Synopsis

Objective and Goal

One thing that people regularly do is quantify how much of a particular activity they do, but they rarely quantify how well they do it. In this project, the goal will be to use data from accelerometers on the belt, forearm, arm, and dumbell of 6 participants.

The objective of the project is to predict the manner in which participants did the exercise. This is the “classe” variable in the training set.

Objectives

  • To create a report describing how the model is built
  • How to pre process and use cross validation
  • Interpretation of expected out of sample error
  • Appropiate reasons of the choices made and finally
  • Use the prediction model to predict 20 different test cases.

Background and Data

Background

Using devices such as Jawbone Up, Nike FuelBand, and Fitbit it is now possible to collect a large amount of data about personal activity relatively inexpensively. These type of devices are part of the quantified self movement - a group of enthusiasts who take measurements about themselves regularly to improve their health, to find patterns in their behavior, or because they are tech geeks. One thing that people regularly do is quantify how much of a particular activity they do, but they rarely quantify how well they do it. In this project, your goal will be to use data from accelerometers on the belt, forearm, arm, and dumbell of 6 participants. They were asked to perform barbell lifts correctly and incorrectly in 5 different ways. More information is available from the website here: http://groupware.les.inf.puc-rio.br/har (see the section on the Weight Lifting Exercise Dataset).

Data

The training data for this project are available here:

https://d396qusza40orc.cloudfront.net/predmachlearn/pml-training.csv

The test data are available here:

https://d396qusza40orc.cloudfront.net/predmachlearn/pml-testing.csv

The data for this project come from this source: http://groupware.les.inf.puc-rio.br/har.

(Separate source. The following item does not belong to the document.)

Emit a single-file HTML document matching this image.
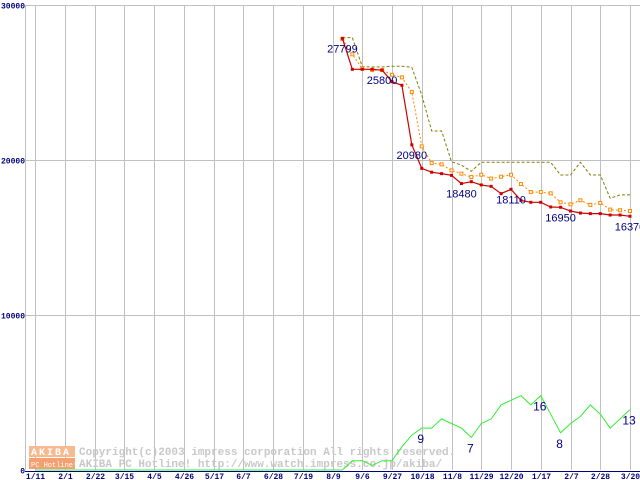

Loading and Pre processing data

pml_train = read.csv("pml-training.csv", header = TRUE)
pml_test = read.csv("pml-testing.csv", header = TRUE)

dim(pml_train)
## [1] 19622   160
dim(pml_test)
## [1]  20 160

Pre processing data

We will clean and transform the data set

  1. Removing the first 6 colums which would not be used for prediction
pml_train<-pml_train[,-c(1:6)]
  1. Near Zero values processing
nzv <- nearZeroVar(pml_train, saveMetrics=TRUE)
pml_train<-pml_train[,nzv$nzv== FALSE]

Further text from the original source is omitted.